INSTRUCTIONS FOR THE TASK
Among the lines of the listing below, retype exactly those from the one containing "Recreate this image" through the one containing "y = np.array(values)", both included. Do not include pictures.

DATA ENTRIES

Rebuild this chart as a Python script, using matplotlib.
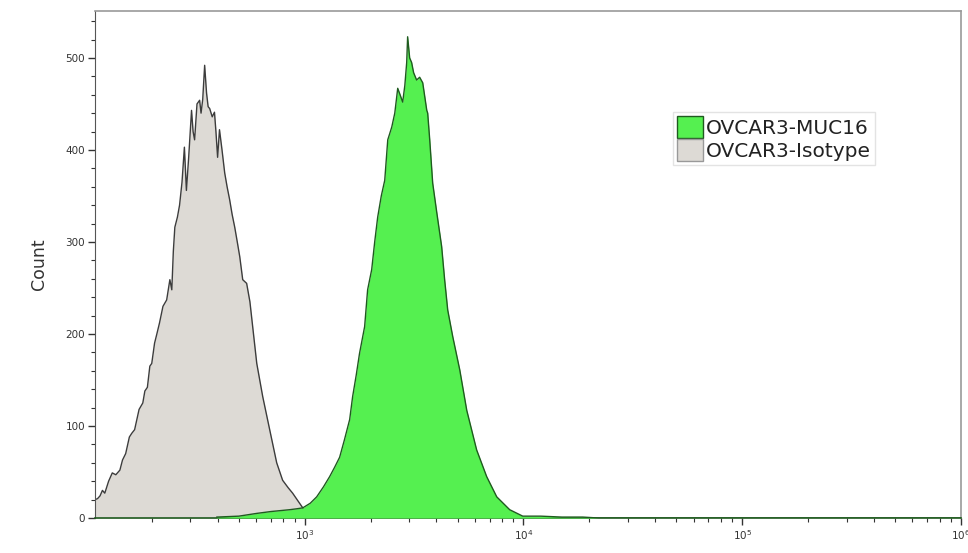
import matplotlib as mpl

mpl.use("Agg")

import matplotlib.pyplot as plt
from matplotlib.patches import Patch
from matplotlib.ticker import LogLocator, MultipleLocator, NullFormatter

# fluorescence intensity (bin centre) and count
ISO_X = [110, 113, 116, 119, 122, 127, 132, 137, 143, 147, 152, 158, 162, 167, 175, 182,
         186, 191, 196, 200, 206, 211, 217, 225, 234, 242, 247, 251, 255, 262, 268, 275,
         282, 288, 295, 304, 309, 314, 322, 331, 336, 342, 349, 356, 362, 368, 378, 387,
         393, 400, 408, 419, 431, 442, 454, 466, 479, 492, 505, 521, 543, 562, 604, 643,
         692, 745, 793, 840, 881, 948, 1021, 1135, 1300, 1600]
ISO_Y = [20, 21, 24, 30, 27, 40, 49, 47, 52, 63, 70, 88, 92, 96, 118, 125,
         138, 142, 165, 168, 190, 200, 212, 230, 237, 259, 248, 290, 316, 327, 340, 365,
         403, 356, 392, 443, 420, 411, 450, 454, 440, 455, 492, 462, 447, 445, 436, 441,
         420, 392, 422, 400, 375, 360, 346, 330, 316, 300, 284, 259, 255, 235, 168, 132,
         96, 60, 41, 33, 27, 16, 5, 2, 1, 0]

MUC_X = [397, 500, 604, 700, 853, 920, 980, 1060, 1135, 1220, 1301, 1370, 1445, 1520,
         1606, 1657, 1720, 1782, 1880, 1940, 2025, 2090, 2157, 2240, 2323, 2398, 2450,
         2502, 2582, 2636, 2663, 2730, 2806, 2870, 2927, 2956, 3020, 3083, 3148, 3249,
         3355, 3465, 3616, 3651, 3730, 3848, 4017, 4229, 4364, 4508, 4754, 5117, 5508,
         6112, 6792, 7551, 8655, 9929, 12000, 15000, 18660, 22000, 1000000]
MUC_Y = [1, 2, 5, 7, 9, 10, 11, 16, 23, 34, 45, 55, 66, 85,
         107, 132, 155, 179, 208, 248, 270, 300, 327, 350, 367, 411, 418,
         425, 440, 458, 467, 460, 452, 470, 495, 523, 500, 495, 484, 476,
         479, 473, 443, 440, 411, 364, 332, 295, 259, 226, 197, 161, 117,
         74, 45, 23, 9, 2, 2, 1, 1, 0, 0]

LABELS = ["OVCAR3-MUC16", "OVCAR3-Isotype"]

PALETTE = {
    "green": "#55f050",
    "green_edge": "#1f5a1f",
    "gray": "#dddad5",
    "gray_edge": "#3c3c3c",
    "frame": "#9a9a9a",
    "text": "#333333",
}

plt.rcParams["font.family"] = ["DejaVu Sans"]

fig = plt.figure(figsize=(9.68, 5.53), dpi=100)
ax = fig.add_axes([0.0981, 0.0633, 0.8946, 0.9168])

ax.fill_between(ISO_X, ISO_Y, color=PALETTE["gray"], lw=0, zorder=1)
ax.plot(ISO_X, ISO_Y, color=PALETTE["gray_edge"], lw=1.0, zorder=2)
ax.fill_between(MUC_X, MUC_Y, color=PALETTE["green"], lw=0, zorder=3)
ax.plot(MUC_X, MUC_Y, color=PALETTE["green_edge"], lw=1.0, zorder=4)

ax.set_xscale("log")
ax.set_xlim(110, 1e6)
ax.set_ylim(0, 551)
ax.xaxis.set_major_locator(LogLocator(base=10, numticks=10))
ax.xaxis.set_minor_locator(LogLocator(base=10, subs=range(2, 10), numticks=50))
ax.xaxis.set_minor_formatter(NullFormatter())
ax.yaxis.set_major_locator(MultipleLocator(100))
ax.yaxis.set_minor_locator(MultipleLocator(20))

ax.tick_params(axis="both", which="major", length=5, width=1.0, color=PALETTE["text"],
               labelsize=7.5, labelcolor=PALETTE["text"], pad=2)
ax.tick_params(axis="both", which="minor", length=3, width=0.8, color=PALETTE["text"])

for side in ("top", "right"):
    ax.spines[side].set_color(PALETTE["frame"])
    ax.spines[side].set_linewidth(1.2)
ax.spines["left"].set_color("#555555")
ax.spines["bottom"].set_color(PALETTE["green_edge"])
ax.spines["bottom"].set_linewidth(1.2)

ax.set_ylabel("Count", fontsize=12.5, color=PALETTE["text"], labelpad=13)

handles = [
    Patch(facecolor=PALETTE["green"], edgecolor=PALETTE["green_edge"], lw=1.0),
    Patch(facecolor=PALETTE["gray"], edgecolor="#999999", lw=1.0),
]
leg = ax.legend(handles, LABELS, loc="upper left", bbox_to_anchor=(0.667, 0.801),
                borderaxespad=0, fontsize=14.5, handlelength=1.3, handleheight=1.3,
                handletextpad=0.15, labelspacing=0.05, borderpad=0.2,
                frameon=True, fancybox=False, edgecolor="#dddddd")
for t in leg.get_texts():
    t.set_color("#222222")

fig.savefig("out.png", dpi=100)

---

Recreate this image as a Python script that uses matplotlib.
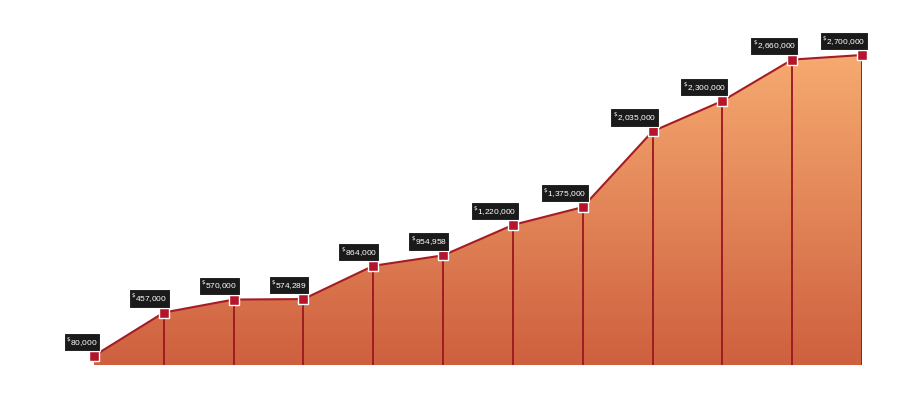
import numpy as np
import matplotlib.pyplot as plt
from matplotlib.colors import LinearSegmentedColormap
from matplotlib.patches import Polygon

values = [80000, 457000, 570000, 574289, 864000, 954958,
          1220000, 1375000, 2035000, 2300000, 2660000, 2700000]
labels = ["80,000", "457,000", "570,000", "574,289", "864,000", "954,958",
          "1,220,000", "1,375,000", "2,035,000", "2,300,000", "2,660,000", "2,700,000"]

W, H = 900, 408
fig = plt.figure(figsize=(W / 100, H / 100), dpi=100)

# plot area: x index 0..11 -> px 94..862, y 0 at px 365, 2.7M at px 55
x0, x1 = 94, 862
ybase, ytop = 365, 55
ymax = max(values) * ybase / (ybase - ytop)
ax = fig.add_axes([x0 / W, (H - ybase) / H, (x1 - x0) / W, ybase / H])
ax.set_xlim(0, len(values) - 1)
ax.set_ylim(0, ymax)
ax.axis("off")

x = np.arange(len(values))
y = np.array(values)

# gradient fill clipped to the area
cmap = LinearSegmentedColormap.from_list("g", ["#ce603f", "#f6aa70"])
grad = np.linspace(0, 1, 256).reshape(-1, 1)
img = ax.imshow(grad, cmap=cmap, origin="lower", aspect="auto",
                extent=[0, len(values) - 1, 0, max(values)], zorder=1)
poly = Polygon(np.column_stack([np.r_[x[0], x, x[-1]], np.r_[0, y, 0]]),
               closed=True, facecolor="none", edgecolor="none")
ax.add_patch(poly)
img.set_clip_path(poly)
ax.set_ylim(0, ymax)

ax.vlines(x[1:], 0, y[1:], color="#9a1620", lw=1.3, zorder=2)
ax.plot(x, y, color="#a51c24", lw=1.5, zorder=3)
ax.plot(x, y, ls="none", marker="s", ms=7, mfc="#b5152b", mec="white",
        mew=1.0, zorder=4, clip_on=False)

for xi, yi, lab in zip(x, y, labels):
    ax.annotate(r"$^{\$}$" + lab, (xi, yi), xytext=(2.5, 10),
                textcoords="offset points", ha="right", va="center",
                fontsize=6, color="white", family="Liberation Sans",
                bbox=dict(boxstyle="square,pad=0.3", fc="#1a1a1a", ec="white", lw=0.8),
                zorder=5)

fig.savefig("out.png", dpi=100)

* * *

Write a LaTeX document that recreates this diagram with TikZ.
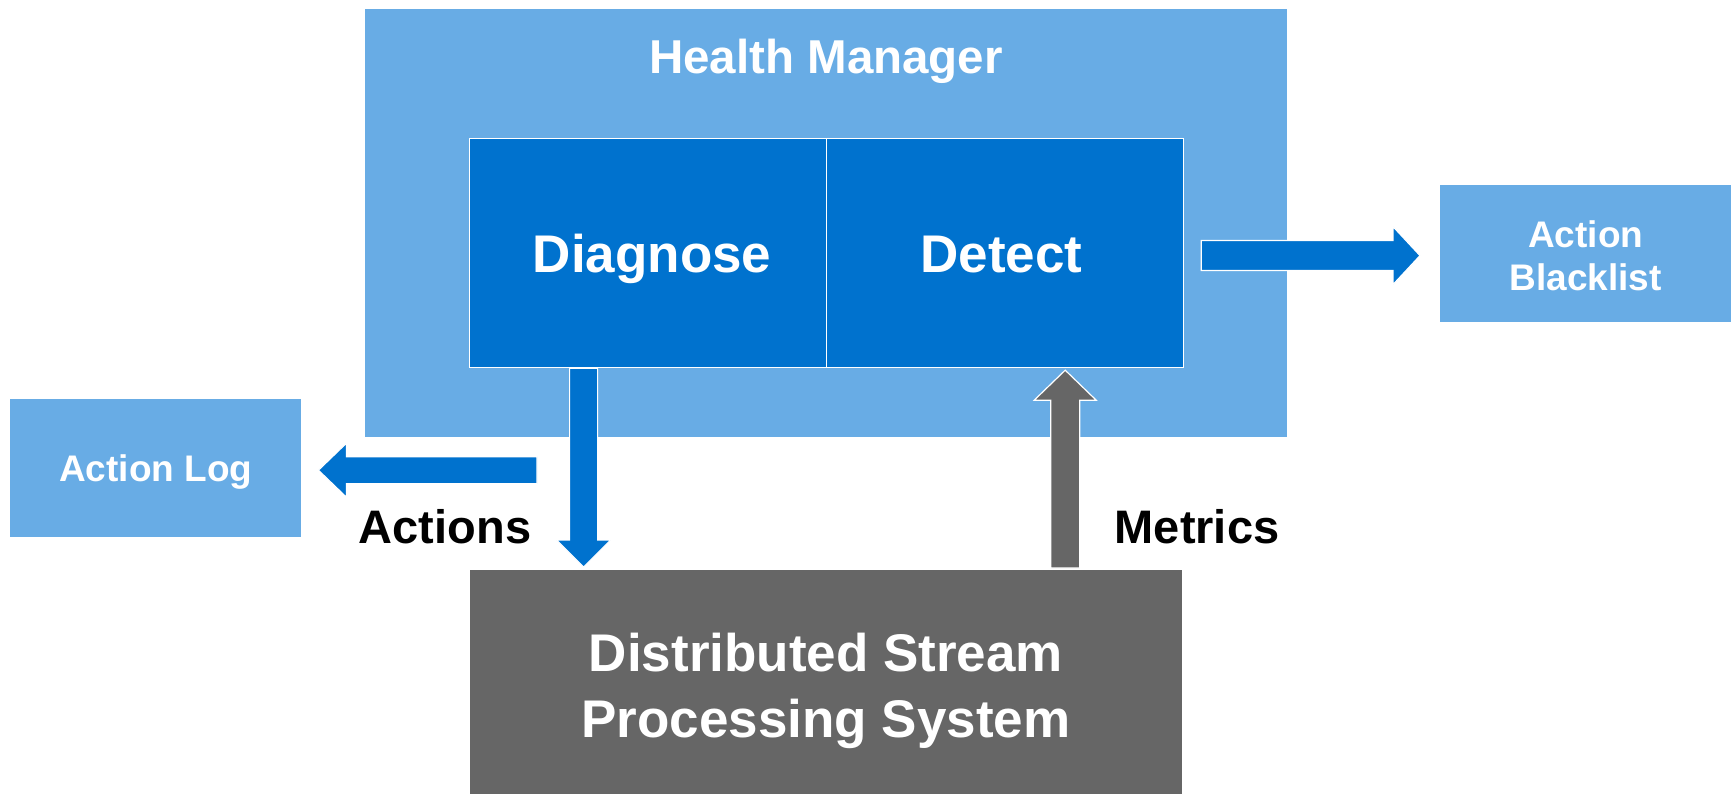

SOLUTION TO THE PROBLEM
Recreate this image as a Python script that uses matplotlib.
import numpy as np
import matplotlib.pyplot as plt
from matplotlib.colors import LinearSegmentedColormap
from matplotlib.patches import Polygon

values = [80000, 457000, 570000, 574289, 864000, 954958,
          1220000, 1375000, 2035000, 2300000, 2660000, 2700000]
labels = ["80,000", "457,000", "570,000", "574,289", "864,000", "954,958",
          "1,220,000", "1,375,000", "2,035,000", "2,300,000", "2,660,000", "2,700,000"]

W, H = 900, 408
fig = plt.figure(figsize=(W / 100, H / 100), dpi=100)

# plot area: x index 0..11 -> px 94..862, y 0 at px 365, 2.7M at px 55
x0, x1 = 94, 862
ybase, ytop = 365, 55
ymax = max(values) * ybase / (ybase - ytop)
ax = fig.add_axes([x0 / W, (H - ybase) / H, (x1 - x0) / W, ybase / H])
ax.set_xlim(0, len(values) - 1)
ax.set_ylim(0, ymax)
ax.axis("off")

x = np.arange(len(values))
y = np.array(values)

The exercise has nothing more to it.